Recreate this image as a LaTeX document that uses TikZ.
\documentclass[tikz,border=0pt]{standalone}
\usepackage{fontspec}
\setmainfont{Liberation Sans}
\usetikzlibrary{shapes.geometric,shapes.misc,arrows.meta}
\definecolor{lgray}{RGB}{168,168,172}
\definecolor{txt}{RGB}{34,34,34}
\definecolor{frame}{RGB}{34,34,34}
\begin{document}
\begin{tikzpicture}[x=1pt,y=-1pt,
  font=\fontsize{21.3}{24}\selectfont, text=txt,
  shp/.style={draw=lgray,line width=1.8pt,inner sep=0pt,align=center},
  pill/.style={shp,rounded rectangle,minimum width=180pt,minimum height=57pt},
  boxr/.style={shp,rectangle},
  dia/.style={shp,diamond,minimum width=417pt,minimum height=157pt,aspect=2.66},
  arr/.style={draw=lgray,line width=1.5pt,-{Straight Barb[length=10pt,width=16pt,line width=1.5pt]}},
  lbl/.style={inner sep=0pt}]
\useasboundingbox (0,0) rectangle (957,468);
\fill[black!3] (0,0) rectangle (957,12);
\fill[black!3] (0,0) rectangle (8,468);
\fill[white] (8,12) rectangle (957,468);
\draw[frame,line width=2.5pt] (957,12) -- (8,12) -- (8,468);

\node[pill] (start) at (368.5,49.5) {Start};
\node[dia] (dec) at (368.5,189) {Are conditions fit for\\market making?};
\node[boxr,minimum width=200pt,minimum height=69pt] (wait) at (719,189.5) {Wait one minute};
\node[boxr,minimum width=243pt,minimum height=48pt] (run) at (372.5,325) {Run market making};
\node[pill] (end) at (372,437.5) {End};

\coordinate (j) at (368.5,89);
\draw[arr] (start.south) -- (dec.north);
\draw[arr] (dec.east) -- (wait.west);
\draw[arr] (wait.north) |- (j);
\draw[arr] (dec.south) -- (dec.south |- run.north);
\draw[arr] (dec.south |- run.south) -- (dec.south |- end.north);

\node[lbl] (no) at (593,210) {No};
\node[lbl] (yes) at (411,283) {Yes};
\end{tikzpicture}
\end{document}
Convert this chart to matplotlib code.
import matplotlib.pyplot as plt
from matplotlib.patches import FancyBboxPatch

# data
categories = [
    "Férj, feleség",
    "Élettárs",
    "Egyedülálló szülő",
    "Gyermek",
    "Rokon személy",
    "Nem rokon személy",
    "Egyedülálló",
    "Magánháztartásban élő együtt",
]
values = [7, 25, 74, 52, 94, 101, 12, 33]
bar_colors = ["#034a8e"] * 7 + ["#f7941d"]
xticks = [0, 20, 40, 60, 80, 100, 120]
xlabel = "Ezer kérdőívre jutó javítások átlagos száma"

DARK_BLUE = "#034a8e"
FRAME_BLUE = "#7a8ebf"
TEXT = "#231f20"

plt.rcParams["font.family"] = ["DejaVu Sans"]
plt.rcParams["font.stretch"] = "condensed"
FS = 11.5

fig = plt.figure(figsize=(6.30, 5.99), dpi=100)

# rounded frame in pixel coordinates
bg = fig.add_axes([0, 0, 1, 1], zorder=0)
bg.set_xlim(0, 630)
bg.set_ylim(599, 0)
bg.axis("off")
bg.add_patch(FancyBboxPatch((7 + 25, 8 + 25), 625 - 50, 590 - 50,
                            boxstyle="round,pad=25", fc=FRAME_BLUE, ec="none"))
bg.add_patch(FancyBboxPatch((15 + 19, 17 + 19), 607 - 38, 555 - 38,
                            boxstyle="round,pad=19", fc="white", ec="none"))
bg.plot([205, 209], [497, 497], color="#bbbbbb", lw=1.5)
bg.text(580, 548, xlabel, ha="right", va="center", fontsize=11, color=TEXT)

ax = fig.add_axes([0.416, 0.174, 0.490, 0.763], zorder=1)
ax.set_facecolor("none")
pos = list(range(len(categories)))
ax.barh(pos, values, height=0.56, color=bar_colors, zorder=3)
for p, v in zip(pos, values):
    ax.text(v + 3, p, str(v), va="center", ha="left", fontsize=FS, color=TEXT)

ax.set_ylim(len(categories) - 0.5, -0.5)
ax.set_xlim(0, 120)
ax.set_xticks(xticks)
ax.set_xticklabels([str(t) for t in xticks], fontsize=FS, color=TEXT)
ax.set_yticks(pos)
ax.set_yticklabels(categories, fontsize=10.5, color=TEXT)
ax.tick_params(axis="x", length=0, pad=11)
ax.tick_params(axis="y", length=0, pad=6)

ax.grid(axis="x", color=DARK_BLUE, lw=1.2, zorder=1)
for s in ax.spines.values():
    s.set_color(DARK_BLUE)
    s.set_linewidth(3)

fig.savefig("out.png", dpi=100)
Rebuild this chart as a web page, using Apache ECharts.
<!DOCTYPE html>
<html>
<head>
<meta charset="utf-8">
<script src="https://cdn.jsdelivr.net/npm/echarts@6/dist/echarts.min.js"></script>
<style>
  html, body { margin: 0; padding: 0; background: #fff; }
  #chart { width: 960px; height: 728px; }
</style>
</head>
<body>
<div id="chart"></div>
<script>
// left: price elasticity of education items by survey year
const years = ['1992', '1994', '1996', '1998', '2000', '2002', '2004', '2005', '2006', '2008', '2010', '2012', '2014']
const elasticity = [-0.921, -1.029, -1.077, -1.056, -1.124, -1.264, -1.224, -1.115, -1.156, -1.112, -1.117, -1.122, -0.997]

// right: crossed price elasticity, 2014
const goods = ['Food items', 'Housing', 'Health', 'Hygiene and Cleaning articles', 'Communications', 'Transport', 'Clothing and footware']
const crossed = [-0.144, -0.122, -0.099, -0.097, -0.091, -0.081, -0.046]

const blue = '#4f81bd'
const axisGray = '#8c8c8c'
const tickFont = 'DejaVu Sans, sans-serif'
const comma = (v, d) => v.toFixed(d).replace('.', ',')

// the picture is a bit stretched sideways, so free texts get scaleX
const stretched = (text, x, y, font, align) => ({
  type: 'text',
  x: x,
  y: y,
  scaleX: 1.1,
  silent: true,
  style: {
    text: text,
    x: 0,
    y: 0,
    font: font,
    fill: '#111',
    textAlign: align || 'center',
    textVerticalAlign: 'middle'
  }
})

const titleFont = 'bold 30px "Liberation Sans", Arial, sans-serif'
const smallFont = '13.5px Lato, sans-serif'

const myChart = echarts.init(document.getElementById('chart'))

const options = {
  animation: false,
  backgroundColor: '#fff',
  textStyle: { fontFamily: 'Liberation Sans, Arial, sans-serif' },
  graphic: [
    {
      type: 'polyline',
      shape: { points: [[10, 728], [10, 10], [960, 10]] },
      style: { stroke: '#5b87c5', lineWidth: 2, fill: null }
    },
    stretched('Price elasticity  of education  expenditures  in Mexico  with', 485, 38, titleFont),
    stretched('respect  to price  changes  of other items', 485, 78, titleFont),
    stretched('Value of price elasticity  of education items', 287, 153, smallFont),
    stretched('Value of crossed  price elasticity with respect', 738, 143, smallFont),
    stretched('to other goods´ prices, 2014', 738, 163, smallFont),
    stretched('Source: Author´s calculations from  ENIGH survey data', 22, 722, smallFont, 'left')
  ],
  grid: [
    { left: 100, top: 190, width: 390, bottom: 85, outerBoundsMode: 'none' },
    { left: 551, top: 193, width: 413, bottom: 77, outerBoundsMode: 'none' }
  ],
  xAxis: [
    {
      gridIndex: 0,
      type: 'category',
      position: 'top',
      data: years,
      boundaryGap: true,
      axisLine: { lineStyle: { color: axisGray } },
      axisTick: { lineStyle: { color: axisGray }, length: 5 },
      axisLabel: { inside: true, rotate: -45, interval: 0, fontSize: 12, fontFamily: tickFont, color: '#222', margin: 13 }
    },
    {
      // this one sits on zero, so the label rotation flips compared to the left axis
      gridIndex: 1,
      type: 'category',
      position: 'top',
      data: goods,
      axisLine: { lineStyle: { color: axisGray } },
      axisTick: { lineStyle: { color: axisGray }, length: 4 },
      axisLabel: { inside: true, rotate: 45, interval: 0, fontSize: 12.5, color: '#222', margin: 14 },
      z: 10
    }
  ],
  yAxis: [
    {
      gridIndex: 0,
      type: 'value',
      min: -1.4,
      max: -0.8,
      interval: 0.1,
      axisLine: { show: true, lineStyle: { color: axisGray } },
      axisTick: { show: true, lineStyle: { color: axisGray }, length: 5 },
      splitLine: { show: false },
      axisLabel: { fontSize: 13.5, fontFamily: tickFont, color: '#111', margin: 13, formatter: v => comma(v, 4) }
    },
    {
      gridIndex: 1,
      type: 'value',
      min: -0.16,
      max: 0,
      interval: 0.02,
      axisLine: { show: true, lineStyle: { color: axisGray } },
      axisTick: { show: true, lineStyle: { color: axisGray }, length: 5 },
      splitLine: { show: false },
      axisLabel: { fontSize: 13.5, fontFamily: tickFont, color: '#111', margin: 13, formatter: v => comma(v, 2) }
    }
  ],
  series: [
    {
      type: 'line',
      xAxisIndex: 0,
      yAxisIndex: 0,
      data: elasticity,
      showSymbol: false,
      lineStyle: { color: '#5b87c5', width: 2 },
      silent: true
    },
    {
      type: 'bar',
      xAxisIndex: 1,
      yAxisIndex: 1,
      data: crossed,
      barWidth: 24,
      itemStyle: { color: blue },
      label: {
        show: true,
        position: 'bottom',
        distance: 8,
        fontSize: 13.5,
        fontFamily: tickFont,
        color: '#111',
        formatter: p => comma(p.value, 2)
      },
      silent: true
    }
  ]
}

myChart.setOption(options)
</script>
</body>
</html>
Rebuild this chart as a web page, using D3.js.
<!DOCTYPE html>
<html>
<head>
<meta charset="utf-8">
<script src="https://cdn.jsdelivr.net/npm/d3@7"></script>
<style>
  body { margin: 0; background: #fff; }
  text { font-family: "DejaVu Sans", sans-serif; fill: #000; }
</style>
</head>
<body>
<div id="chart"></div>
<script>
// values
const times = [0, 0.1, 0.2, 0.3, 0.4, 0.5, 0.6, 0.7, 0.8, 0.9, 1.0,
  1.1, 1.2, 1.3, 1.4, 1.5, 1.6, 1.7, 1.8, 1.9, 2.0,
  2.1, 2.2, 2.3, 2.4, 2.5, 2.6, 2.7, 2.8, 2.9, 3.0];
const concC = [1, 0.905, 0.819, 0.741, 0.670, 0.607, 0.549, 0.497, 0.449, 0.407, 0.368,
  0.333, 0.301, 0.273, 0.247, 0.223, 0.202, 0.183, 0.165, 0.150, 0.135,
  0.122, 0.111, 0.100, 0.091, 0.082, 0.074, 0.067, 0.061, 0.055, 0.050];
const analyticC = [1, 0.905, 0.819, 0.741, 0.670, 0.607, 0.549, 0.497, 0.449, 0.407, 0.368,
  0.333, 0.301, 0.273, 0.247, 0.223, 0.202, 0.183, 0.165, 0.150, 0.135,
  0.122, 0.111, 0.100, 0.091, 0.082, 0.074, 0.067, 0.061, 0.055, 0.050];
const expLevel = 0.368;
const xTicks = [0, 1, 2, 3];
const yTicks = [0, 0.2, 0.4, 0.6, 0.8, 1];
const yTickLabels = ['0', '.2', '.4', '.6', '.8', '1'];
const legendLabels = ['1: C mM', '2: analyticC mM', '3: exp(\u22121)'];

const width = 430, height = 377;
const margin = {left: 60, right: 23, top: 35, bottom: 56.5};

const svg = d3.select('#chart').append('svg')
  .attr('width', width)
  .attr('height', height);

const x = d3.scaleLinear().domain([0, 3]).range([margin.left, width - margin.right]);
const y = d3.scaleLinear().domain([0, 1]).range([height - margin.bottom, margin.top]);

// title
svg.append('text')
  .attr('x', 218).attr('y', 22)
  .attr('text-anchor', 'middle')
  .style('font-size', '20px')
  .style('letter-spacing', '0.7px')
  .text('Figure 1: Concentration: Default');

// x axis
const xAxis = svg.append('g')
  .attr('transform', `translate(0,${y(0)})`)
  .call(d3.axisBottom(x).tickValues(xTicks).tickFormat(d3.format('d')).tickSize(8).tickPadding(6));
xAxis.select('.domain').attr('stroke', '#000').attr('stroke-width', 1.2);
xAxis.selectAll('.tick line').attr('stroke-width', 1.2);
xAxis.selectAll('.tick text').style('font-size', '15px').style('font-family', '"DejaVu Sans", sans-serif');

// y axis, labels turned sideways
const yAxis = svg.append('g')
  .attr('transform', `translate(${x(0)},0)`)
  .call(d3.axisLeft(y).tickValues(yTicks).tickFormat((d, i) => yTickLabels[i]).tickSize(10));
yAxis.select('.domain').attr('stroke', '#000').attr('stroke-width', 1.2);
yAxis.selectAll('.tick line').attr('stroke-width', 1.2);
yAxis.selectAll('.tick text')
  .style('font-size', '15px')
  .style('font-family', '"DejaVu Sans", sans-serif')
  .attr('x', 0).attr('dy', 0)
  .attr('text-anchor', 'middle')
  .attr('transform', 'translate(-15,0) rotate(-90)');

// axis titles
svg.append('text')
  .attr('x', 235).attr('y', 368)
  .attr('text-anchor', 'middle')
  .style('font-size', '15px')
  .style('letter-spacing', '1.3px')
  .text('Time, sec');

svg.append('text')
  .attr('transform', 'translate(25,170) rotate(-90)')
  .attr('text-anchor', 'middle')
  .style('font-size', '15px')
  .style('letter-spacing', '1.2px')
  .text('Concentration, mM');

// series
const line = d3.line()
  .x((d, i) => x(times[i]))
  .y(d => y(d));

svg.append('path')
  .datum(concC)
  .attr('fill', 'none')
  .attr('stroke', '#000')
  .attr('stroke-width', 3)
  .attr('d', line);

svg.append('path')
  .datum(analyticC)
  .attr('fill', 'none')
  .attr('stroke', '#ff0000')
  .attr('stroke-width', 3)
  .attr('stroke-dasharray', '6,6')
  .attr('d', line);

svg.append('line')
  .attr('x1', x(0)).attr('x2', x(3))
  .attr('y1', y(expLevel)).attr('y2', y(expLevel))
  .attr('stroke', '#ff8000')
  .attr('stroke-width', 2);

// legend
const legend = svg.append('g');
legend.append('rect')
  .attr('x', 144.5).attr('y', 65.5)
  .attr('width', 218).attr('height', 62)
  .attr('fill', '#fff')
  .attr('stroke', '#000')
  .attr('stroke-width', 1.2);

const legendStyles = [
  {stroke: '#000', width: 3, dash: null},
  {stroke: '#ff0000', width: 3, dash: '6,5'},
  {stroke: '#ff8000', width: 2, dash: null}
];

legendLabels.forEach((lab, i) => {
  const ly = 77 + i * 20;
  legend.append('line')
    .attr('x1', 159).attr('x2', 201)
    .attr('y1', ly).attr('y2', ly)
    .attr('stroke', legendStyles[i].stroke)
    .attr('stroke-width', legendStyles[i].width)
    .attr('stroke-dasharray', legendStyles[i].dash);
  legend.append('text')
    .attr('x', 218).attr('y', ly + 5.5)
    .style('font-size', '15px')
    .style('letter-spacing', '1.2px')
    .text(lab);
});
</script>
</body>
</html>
┄┄┄┄┄┄┄┄┄┄
§ What is expected
Reproduce exactly the lines from the line with "Convert this chart to matplotlib code." to the line with "fig = plt.figure(figsize=(6.30, 5.99), dpi=100)", both end lines included.

§ The output
Convert this chart to matplotlib code.
import matplotlib.pyplot as plt
from matplotlib.patches import FancyBboxPatch

# data
categories = [
    "Férj, feleség",
    "Élettárs",
    "Egyedülálló szülő",
    "Gyermek",
    "Rokon személy",
    "Nem rokon személy",
    "Egyedülálló",
    "Magánháztartásban élő együtt",
]
values = [7, 25, 74, 52, 94, 101, 12, 33]
bar_colors = ["#034a8e"] * 7 + ["#f7941d"]
xticks = [0, 20, 40, 60, 80, 100, 120]
xlabel = "Ezer kérdőívre jutó javítások átlagos száma"

DARK_BLUE = "#034a8e"
FRAME_BLUE = "#7a8ebf"
TEXT = "#231f20"

plt.rcParams["font.family"] = ["DejaVu Sans"]
plt.rcParams["font.stretch"] = "condensed"
FS = 11.5

fig = plt.figure(figsize=(6.30, 5.99), dpi=100)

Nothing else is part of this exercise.